Durante muchos años me tragué el humo de los fumadores sin protestar, así que lo que más me sorprende de la nueva restricción de fumar en lugares públicos es que muchos fumadores aludan a una cuestión de intolerancia. Siempre me ha parecido que algunos tratan de imponer su hábito por encima de cualquier consideración. Para empezar, podría contar con los dedos de la mano los fumadores que alguna vez me han preguntado: «¿Te molesta que fume?». No sabría decir si realmente no ven que su humo es molesto o albergan la creencia de que el derecho del fumador a fumar tiene más valor que el del no fumador a no tragar el humo ajeno.

En los bares de copas me han echado el humo a la cara infinidad de veces, me han quemado las medias en muchas ocasiones, gran parte de la ropa, algunas partes del cuerpo y me he llevado colillas pegadas en la suela de los zapatos, se me han puesto los ojos como tomates y la garganta en carne viva. He vuelto a casa pareciendo un puro andante. En más de una ocasión he pensado que la ropa que me había puesto la noche anterior sería mejor quemarla y raparme el pelo al cero.

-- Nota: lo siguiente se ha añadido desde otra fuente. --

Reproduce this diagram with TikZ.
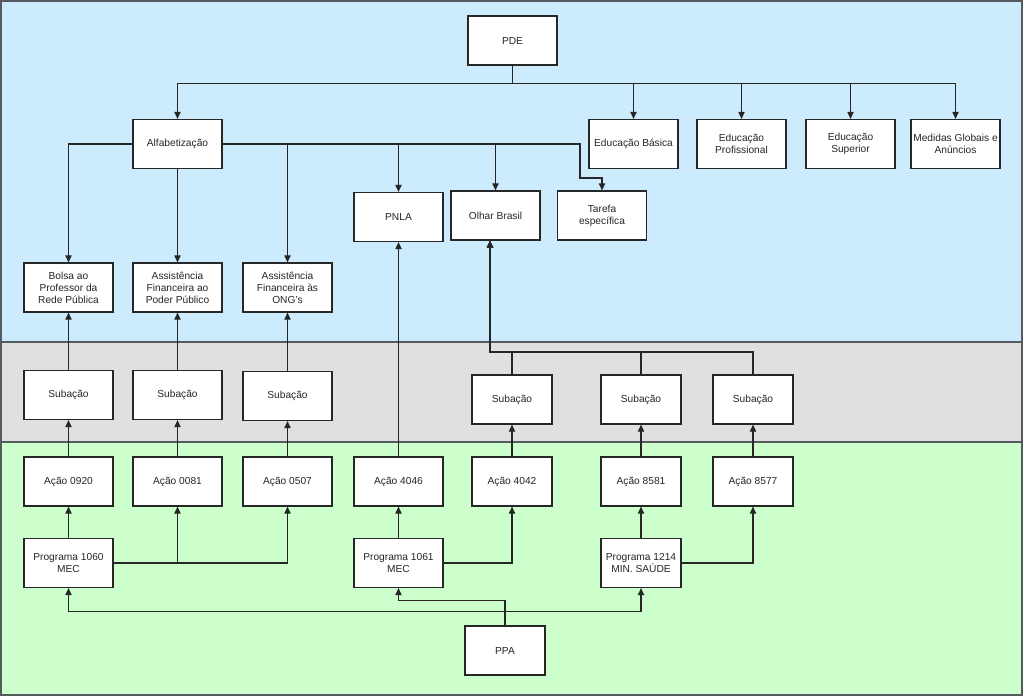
\documentclass[tikz,border=0pt]{standalone}
\usepackage{fontspec}
\setmainfont{Liberation Sans}
\usetikzlibrary{arrows.meta}
\definecolor{bandblue}{RGB}{204,236,254}
\definecolor{bandgray}{RGB}{224,224,224}
\definecolor{bandgreen}{RGB}{204,255,204}
\definecolor{bandline}{RGB}{85,90,95}
\begin{document}
\begin{tikzpicture}[x=.02cm,y=-.02cm,
  box/.style={draw=black!85,line width=.7pt,fill=white,minimum width=1.78cm,minimum height=.98cm,align=center,inner sep=1pt,text=black!85,font=\fontsize{5.8}{6.9}\selectfont},
  nbox/.style={box,minimum width=1.6cm},
  conn/.style={draw=black!85,line width=.6pt,-{Triangle[length=4pt,width=3.6pt]}}]
\useasboundingbox (0,0) rectangle (1024,696);
% bands
\fill[bandblue] (1,1) rectangle (1022,342); \fill[bandgray] (1,342) rectangle (1022,442); \fill[bandgreen] (1,442) rectangle (1022,695);
\draw[bandline,line width=.8pt] (1,1) rectangle (1022,695); \draw[bandline,line width=.8pt] (1,342)--(1022,342); \draw[bandline,line width=.8pt] (1,442)--(1022,442);
% PDE level
\node[box] (pde) at (512.5,40.5) {PDE};
\node[box] (alf) at (177.5,144) {Alfabetização};
\node[box] (basica) at (633.5,144) {Educação Básica};
\node[box] (prof) at (741.5,144) {Educação\\Profissional};
\node[box] (sup) at (850.5,144) {Educação\\Superior};
\node[box] (med) at (955.5,144) {Medidas Globais e\\Anúncios};
\node[box] (pnla) at (398.5,217) {PNLA};
\node[box] (olhar) at (495.5,215.5) {Olhar Brasil};
\node[box] (tarefa) at (602,215.5) {Tarefa\\específica};
\node[box] (bolsa) at (68.5,287.5) {Bolsa ao\\Professor da\\Rede Pública};
\node[box] (asspp) at (177.5,287.5) {Assistência\\Financeira ao\\Poder Público};
\node[box] (assong) at (287.5,287.5) {Assistência\\Financeira às\\ONG's};
% subacoes
\foreach \n/\x/\y in {sub1/68.5/395,sub2/177.5/395,sub3/287.5/396} \node[box] (\n) at (\x,\y) {Subação};
\foreach \n/\x in {sub4/512,sub5/641,sub6/753} \node[nbox] (\n) at (\x,399.5) {Subação};
% acoes and programas
\foreach \n/\x/\t in {a0920/68.5/0920,a0081/177.5/0081,a0507/287.5/0507,a4046/398.5/4046} \node[box] (\n) at (\x,481.5) {Ação \t};
\foreach \n/\x/\t in {a4042/512/4042,a8581/641/8581,a8577/753/8577} \node[nbox] (\n) at (\x,481.5) {Ação \t};
\node[box] (p1060) at (68.5,563) {Programa 1060\\MEC};
\node[box] (p1061) at (398.5,563) {Programa 1061\\MEC};
\node[nbox] (p1214) at (641,563) {Programa 1214\\MIN. SAÚDE};
\node[nbox] (ppa) at (505,650.5) {PPA};
% connectors
\draw[conn] (pde.south) -- ++(0,18) -| (alf.north);
\foreach \t in {basica,prof,sup,med} \draw[conn] (pde.south) -- ++(0,18) -| (\t.north);
\draw[conn] (alf.west) -| (bolsa.north); \draw[conn] (alf.south) -- (asspp.north);
\foreach \t in {assong,pnla,olhar} \draw[conn] (alf.east) -| (\t.north);
\coordinate (tk) at (580,178); \draw[conn] (alf.east) -| (tk) -| (tarefa.north);
\foreach \a/\s/\t in {a0920/sub1/bolsa,a0081/sub2/asspp,a0507/sub3/assong} {\draw[conn] (\a.north) -- (\s.south); \draw[conn] (\s.north) -- (\t.south);}
\draw[conn] (a4046.north) -- (pnla.south);
\coordinate (oj) at (490,352);
\foreach \s in {sub4,sub5,sub6} \draw[conn] (\s.north) |- (oj) -- (olhar.south -| oj);
\foreach \a/\s in {a4042/sub4,a8581/sub5,a8577/sub6} \draw[conn] (\a.north) -- (\s.south);
\draw[conn] (p1060.north) -- (a0920.south); \draw[conn] (p1060.east) -| (a0081.south); \draw[conn] (p1060.east) -| (a0507.south);
\draw[conn] (p1061.north) -- (a4046.south); \draw[conn] (p1061.east) -| (a4042.south);
\draw[conn] (p1214.north) -- (a8581.south); \draw[conn] (p1214.east) -| (a8577.south);
\draw[conn] (ppa.north) -- ++(0,-25) -| (p1061.south);
\foreach \t in {p1060,p1214} \draw[conn] (ppa.north) -- ++(0,-14) -| (\t.south);
\end{tikzpicture}
\end{document}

Muchos fumadores dirán que la culpa es mía, porque si me molestaba el humo podía haber optado por no ir a los sitios donde se fumaba. Eso sí, en los bares se fumaba en todos, pero yo era libre de quedarme en casa. También podía haber dejado de salir con mis amigos, casi todos fumadores. Sin embargo, opté por estar con ellos a pesar de las molestias. Fui tolerante entonces. Nunca acusé al Gobierno de turno de decidir injustamente cómo debía vivir mi vida, ya que si quería salir a tomar algo, tenía que fumar obligatoriamente de forma pasiva. Tampoco amenacé con dejar de ir a los bares insinuando que así tendrían que cerrar el negocio, fui flexible y acepté lo que imponía la sociedad del momento.

He trabajado con fumadores que abandonaban su puesto cada cierto tiempo para salir a fumar. Ellos se podían permitir esa licencia mientras los no fumadores nos quedábamos haciendo nuestro trabajo. Los no fumadores fuimos tolerantes y nunca nos quejamos.

Cuando se adaptaron los restaurantes por la ley anterior, la cosa no cambió demasiado. En comidas y cenas con una aplastante mayoría de no fumadores, los fumadores imponían su hábito por encima de la opinión de los demás y acabábamos comiendo en la zona de fumadores, aunque sólo hubiese un par de ellos frente a diez. Fuimos tolerantes también entonces.

No deberíamos demonizar ni a unos ni a otros, y creo que la ley nos beneficia a todos, así que no permitan que estos «malos humos» enturbien de nuevo el ambiente.